• Aim of the task: Reproduce all the material exactly, minus any pictures it holds.

• Given data:
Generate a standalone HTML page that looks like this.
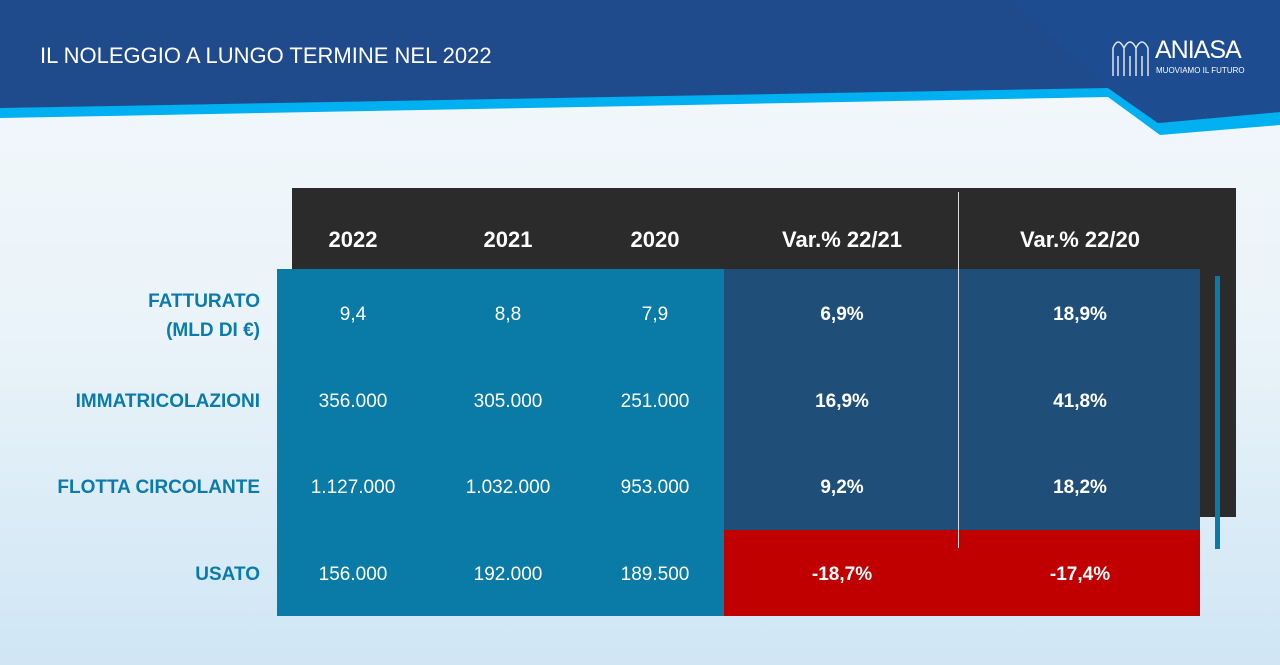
<!DOCTYPE html>
<html><head><meta charset="utf-8"><style>
body{margin:0;width:1280px;height:665px;overflow:hidden;font-family:"Liberation Sans",sans-serif;background:linear-gradient(180deg,#f4f9fc 0%,#eaf3f9 50%,#cfe6f5 100%);position:relative}
.a{position:absolute}
.t{position:absolute;text-align:center;color:#fff;font-size:19px}
.l{position:absolute;right:1020px;text-align:right;color:#0a7bab;font-weight:bold;font-size:19px}
</style></head><body>
<svg class="a" style="left:0;top:0" width="1280" height="140">
<polygon points="0,0 1280,0 1280,125 1160,135 1108,97 0,118" fill="#00b0f0"/>
<polygon points="0,0 1280,0 1280,112 1158,123 1108,88 0,108" fill="#1f4a8c"/>
<polygon points="1010,0 1280,0 1280,112 1158,123 1108,88" fill="#1e4c90"/>
</svg>
<div class="a" style="left:40px;top:43px;color:#fff;font-size:22px">IL NOLEGGIO A LUNGO TERMINE NEL 2022</div>
<svg class="a" style="left:1110px;top:34px" width="44" height="44" fill="none" stroke="#fff" stroke-width="1.5" opacity=".85">
<path d="M3,42 V14 Q8,2 14,14 V42 M14,14 Q20,2 26,14 V42 M26,14 Q32,2 38,14 V42 M8,42 V22 M20,42 V22 M32,42 V22"/>
</svg>
<div class="a" style="left:1155px;top:36px;color:#fff;font-size:25px;letter-spacing:-1px">ANIASA</div>
<div class="a" style="left:1156px;top:66px;color:#fff;font-size:8px">MUOVIAMO IL FUTURO</div>
<div class="a" style="left:292px;top:188px;width:944px;height:329px;background:#2b2b2c"></div>
<div class="a" style="left:277px;top:269px;width:447px;height:347px;background:#0a7aa6"></div>
<div class="a" style="left:724px;top:269px;width:476px;height:261px;background:#1f4e79"></div>
<div class="a" style="left:724px;top:530px;width:476px;height:86px;background:#c00000"></div>
<div class="a" style="left:958px;top:192px;width:1px;height:356px;background:#ddd"></div>
<div class="a" style="left:1215px;top:276px;width:5px;height:273px;background:#0a7aa6"></div>
<div class="t" style="left:293px;width:120px;top:227px;font-weight:bold;font-size:22px">2022</div>
<div class="t" style="left:448px;width:120px;top:227px;font-weight:bold;font-size:22px">2021</div>
<div class="t" style="left:595px;width:120px;top:227px;font-weight:bold;font-size:22px">2020</div>
<div class="t" style="left:742px;width:200px;top:227px;font-weight:bold;font-size:22px">Var.% 22/21</div>
<div class="t" style="left:980px;width:200px;top:227px;font-weight:bold;font-size:22px">Var.% 22/20</div>
<div class="l" style="top:287px;line-height:29px">FATTURATO<br>(MLD DI €)</div>
<div class="l" style="top:391px">IMMATRICOLAZIONI</div>
<div class="l" style="top:477px">FLOTTA CIRCOLANTE</div>
<div class="l" style="top:564px">USATO</div>
<div class="t" style="left:283px;width:140px;top:304px">9,4</div>
<div class="t" style="left:438px;width:140px;top:304px">8,8</div>
<div class="t" style="left:585px;width:140px;top:304px">7,9</div>
<div class="t" style="left:742px;width:200px;top:304px;font-weight:bold">6,9%</div>
<div class="t" style="left:980px;width:200px;top:304px;font-weight:bold">18,9%</div>
<div class="t" style="left:283px;width:140px;top:391px">356.000</div>
<div class="t" style="left:438px;width:140px;top:391px">305.000</div>
<div class="t" style="left:585px;width:140px;top:391px">251.000</div>
<div class="t" style="left:742px;width:200px;top:391px;font-weight:bold">16,9%</div>
<div class="t" style="left:980px;width:200px;top:391px;font-weight:bold">41,8%</div>
<div class="t" style="left:283px;width:140px;top:477px">1.127.000</div>
<div class="t" style="left:438px;width:140px;top:477px">1.032.000</div>
<div class="t" style="left:585px;width:140px;top:477px">953.000</div>
<div class="t" style="left:742px;width:200px;top:477px;font-weight:bold">9,2%</div>
<div class="t" style="left:980px;width:200px;top:477px;font-weight:bold">18,2%</div>
<div class="t" style="left:283px;width:140px;top:564px">156.000</div>
<div class="t" style="left:438px;width:140px;top:564px">192.000</div>
<div class="t" style="left:585px;width:140px;top:564px">189.500</div>
<div class="t" style="left:742px;width:200px;top:564px;font-weight:bold">-18,7%</div>
<div class="t" style="left:980px;width:200px;top:564px;font-weight:bold">-17,4%</div>
</body></html>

• Exercise result:
Generate a standalone HTML page that looks like this.
<!DOCTYPE html>
<html><head><meta charset="utf-8"><style>
body{margin:0;width:1280px;height:665px;overflow:hidden;font-family:"Liberation Sans",sans-serif;background:linear-gradient(180deg,#f4f9fc 0%,#eaf3f9 50%,#cfe6f5 100%);position:relative}
.a{position:absolute}
.t{position:absolute;text-align:center;color:#fff;font-size:19px}
.l{position:absolute;right:1020px;text-align:right;color:#0a7bab;font-weight:bold;font-size:19px}
</style></head><body>
<svg class="a" style="left:0;top:0" width="1280" height="140">
<polygon points="0,0 1280,0 1280,125 1160,135 1108,97 0,118" fill="#00b0f0"/>
<polygon points="0,0 1280,0 1280,112 1158,123 1108,88 0,108" fill="#1f4a8c"/>
<polygon points="1010,0 1280,0 1280,112 1158,123 1108,88" fill="#1e4c90"/>
</svg>
<div class="a" style="left:40px;top:43px;color:#fff;font-size:22px">IL NOLEGGIO A LUNGO TERMINE NEL 2022</div>
<svg class="a" style="left:1110px;top:34px" width="44" height="44" fill="none" stroke="#fff" stroke-width="1.5" opacity=".85">
<path d="M3,42 V14 Q8,2 14,14 V42 M14,14 Q20,2 26,14 V42 M26,14 Q32,2 38,14 V42 M8,42 V22 M20,42 V22 M32,42 V22"/>
</svg>
<div class="a" style="left:1155px;top:36px;color:#fff;font-size:25px;letter-spacing:-1px">ANIASA</div>
<div class="a" style="left:1156px;top:66px;color:#fff;font-size:8px">MUOVIAMO IL FUTURO</div>
<div class="a" style="left:292px;top:188px;width:944px;height:329px;background:#2b2b2c"></div>
<div class="a" style="left:277px;top:269px;width:447px;height:347px;background:#0a7aa6"></div>
<div class="a" style="left:724px;top:269px;width:476px;height:261px;background:#1f4e79"></div>
<div class="a" style="left:724px;top:530px;width:476px;height:86px;background:#c00000"></div>
<div class="a" style="left:958px;top:192px;width:1px;height:356px;background:#ddd"></div>
<div class="a" style="left:1215px;top:276px;width:5px;height:273px;background:#0a7aa6"></div>
<div class="t" style="left:293px;width:120px;top:227px;font-weight:bold;font-size:22px">2022</div>
<div class="t" style="left:448px;width:120px;top:227px;font-weight:bold;font-size:22px">2021</div>
<div class="t" style="left:595px;width:120px;top:227px;font-weight:bold;font-size:22px">2020</div>
<div class="t" style="left:742px;width:200px;top:227px;font-weight:bold;font-size:22px">Var.% 22/21</div>
<div class="t" style="left:980px;width:200px;top:227px;font-weight:bold;font-size:22px">Var.% 22/20</div>
<div class="l" style="top:287px;line-height:29px">FATTURATO<br>(MLD DI €)</div>
<div class="l" style="top:391px">IMMATRICOLAZIONI</div>
<div class="l" style="top:477px">FLOTTA CIRCOLANTE</div>
<div class="l" style="top:564px">USATO</div>
<div class="t" style="left:283px;width:140px;top:304px">9,4</div>
<div class="t" style="left:438px;width:140px;top:304px">8,8</div>
<div class="t" style="left:585px;width:140px;top:304px">7,9</div>
<div class="t" style="left:742px;width:200px;top:304px;font-weight:bold">6,9%</div>
<div class="t" style="left:980px;width:200px;top:304px;font-weight:bold">18,9%</div>
<div class="t" style="left:283px;width:140px;top:391px">356.000</div>
<div class="t" style="left:438px;width:140px;top:391px">305.000</div>
<div class="t" style="left:585px;width:140px;top:391px">251.000</div>
<div class="t" style="left:742px;width:200px;top:391px;font-weight:bold">16,9%</div>
<div class="t" style="left:980px;width:200px;top:391px;font-weight:bold">41,8%</div>
<div class="t" style="left:283px;width:140px;top:477px">1.127.000</div>
<div class="t" style="left:438px;width:140px;top:477px">1.032.000</div>
<div class="t" style="left:585px;width:140px;top:477px">953.000</div>
<div class="t" style="left:742px;width:200px;top:477px;font-weight:bold">9,2%</div>
<div class="t" style="left:980px;width:200px;top:477px;font-weight:bold">18,2%</div>
<div class="t" style="left:283px;width:140px;top:564px">156.000</div>
<div class="t" style="left:438px;width:140px;top:564px">192.000</div>
<div class="t" style="left:585px;width:140px;top:564px">189.500</div>
<div class="t" style="left:742px;width:200px;top:564px;font-weight:bold">-18,7%</div>
<div class="t" style="left:980px;width:200px;top:564px;font-weight:bold">-17,4%</div>
</body></html>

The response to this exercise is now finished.